Rapid advances in automated data collection tools and data storage technology have led to the wide availability of huge amount of data. Data mining can extract useful and interesting rules or knowledge for decision making from large amount of data. In the modern world of business competition, collaboration between industries or companies is one form of alliance to maintain overall competitiveness. Two industries or companies may find that it is beneficial to collaborate in order to discover more useful and interesting patterns, rules or knowledge from their joint data collection, which they would not be able to derive otherwise. Due to privacy concerns, it is impossible for each party to share its own private data with one another if the data mining algorithms are not secure. Therefore, privacy-preserving data mining (PPDM) was proposed to resolve the data privacy concerns while yielding the utility of distributed data sets (Agrawal & Srikant, 2000; Lindell.Y. & Pinkas, 2000). Conventional PPDM makes use of Secure Multi-party Computation (Yao, 1986) or randomization techniques to allow the participating parties to preserve their data privacy during the mining process.

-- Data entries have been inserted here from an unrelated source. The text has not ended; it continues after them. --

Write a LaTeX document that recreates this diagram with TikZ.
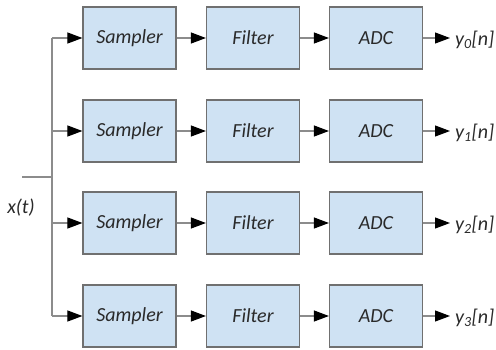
\documentclass[tikz,border=0pt]{standalone}
\usepackage{fontspec}
\setmainfont{Carlito}
\usetikzlibrary{arrows.meta}
\definecolor{boxfill}{HTML}{CFE2F3}
\definecolor{boxline}{HTML}{707070}
\definecolor{txt}{HTML}{2A2A2A}
\definecolor{wire}{HTML}{8C8C8C}
\tikzset{
  blk/.style={draw=boxline, line width=1.2pt, fill=boxfill, minimum width=93pt, minimum height=62pt, inner sep=0pt, font=\fontsize{20}{23}\selectfont\itshape, text=txt},
  arr/.style={draw=wire, line width=1.1pt, -{Triangle[length=15pt,width=11pt,fill=black,color=black]}},
  wireline/.style={draw=wire, line width=1.1pt},
  lbl/.style={font=\fontsize{20}{23}\selectfont\itshape, text=txt, inner sep=0pt}
}
\begin{document}
\begin{tikzpicture}[x=1pt,y=-1pt]
\useasboundingbox (0,0) rectangle (496,349);
\foreach \i/\yy in {0/38,1/131,2/223,3/316}{
  \node[blk] (s\i) at (129.5,\yy) {Sampler};
  \node[blk] (f\i) at (253,\yy) {Filter};
  \node[blk] (a\i) at (376,\yy) {ADC};
  \coordinate (b\i) at (52,\yy);
  \coordinate (e\i) at (450,\yy);
  \node[lbl, anchor=west] (y\i) at (455,\yy+2) {y\textsubscript{\i}[n]};
  \draw[arr] (b\i) -- (s\i);
  \draw[arr] (s\i) -- (f\i);
  \draw[arr] (f\i) -- (a\i);
  \draw[arr] (a\i) -- (e\i);
}
\draw[wireline] (b0) -- (b3);
\coordinate (in) at (22,177);
\coordinate (inj) at (52,177);
\draw[wireline] (in) -- (inj);
\node[lbl] (x) at (21,208) {x(t)};
\end{tikzpicture}
\end{document}
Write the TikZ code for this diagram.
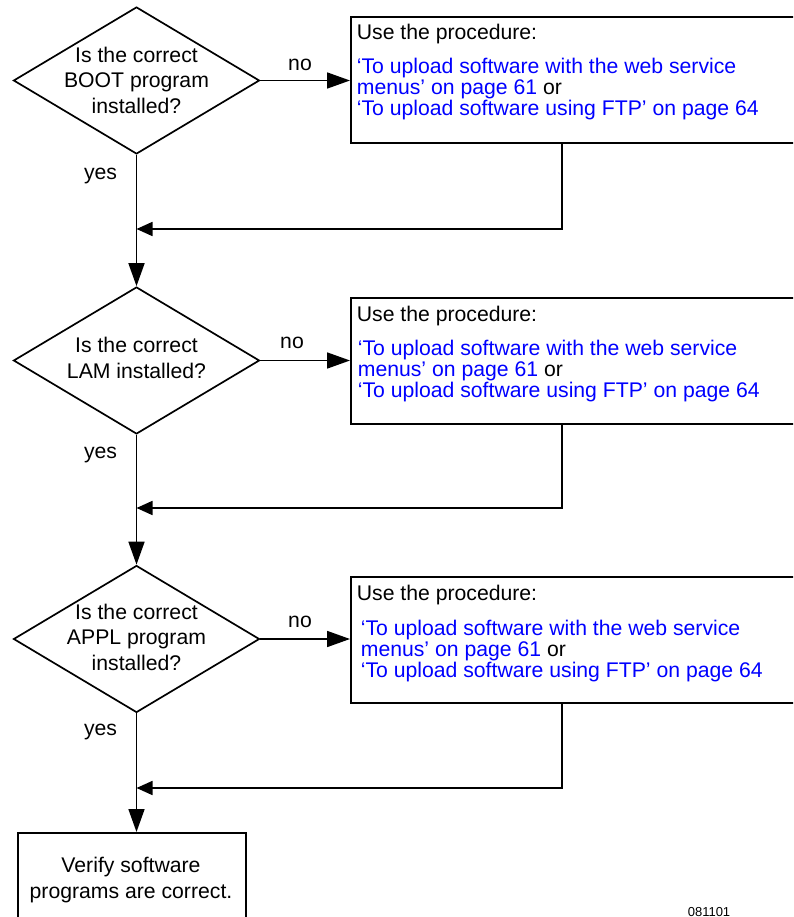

It has been widely acknowledged that algorithms based on secure multi-party computation are able to achieve complete accuracy, albeit at the expense of efficiency.
In this section, we review current work on privacy-preserving data mining algorithms that are based on secure multi-party computation (Yao, 1986).
Privacy-Preserving Decision Trees
In (Lindell & Pinkas, 2000), the authors proposed a privacy-preserving ID3 algorithm based on cryptographic techniques for horizontally partitioned data involving two parties. The authors in (Du & Zhan, 2002) addressed the privacy-preserving decision tree induction problem for vertically partitioned data based on the computation of secure scalar product involving two parties. The scalar product is securely computed using a semi-trusted commodity server. In the model, a semi-trusted third party helps two parties to compute scalar product; the third party will learn nothing about the parties’ private data and is required not to collude with any of them. The authors in (Vaidya & Clifton, 2005a) extended the privacy-preserving ID3 algorithm for vertically partitioned data from two parties to multiple parties using the secure set intersection cardinality protocols.